Updated: Oct 5, 2021

Category: Red Team

Question: What is Kerberoasting? How does it work?


Kerberoasting is a post exploitation attack that can be used for lateral movement or privilege escalation on a Windows machine that is using Kerberos as an authentication method. A user account you already have access to is used to request a TGT from the Kerberos server, and the server's own TGS ticket can be captured from memory.

This can be cracked offline to gain access to the service user's account. This works because the TGS's own ticket is encrypted with the NTLM hash of the service user by design.

Note that services that Kerberos supports on a network can either have SPNs that are user-connected or host-connected. Kerberoasting only works if the target service account which you are trying to pivot into is user-based, because this means a human set the password. For host based SPNs, the passwords are longer and may rotate automatically and so are near-impossible to crack.

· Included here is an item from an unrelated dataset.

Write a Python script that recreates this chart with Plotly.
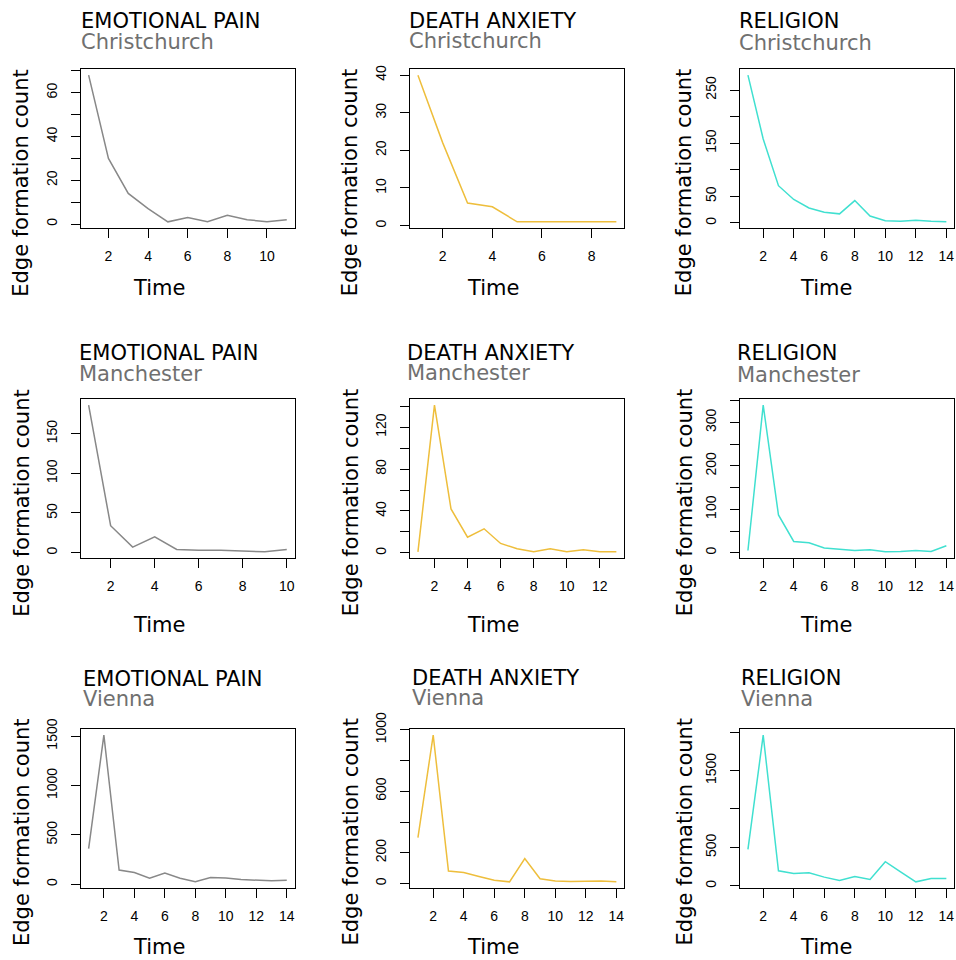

This attack is definitely one to try if you have acquired user credentials for any account and you know that Active Directory is being used. Another potentially viable attack is ASREP Roasting. This will be covered in the next Red Team post.


Remediation and Countermeasures


Firstly, like with ASREP Roasting, making sure the password for the Kerberos service account is a strong one that is changed often makes it much harder for an attacker to take advantage of this vulnerability. The reasoning behind this is because the hash obtained by the attacker still needs to be cracked to provide the user password. If the password is long, complex and changes often, hash cracking may prove difficult or near-impossible, boosting security.


Secondly, detection for Kerberoasting attacks can be set up by making a service account available for exploitation, and when such an account is compromised, an alert is triggered, allowing for a response. The service account would be set up to provide little to no access for the attacker once compromised and is therefore a "honeypot" or "honey account" designed solely to detect and track attackers.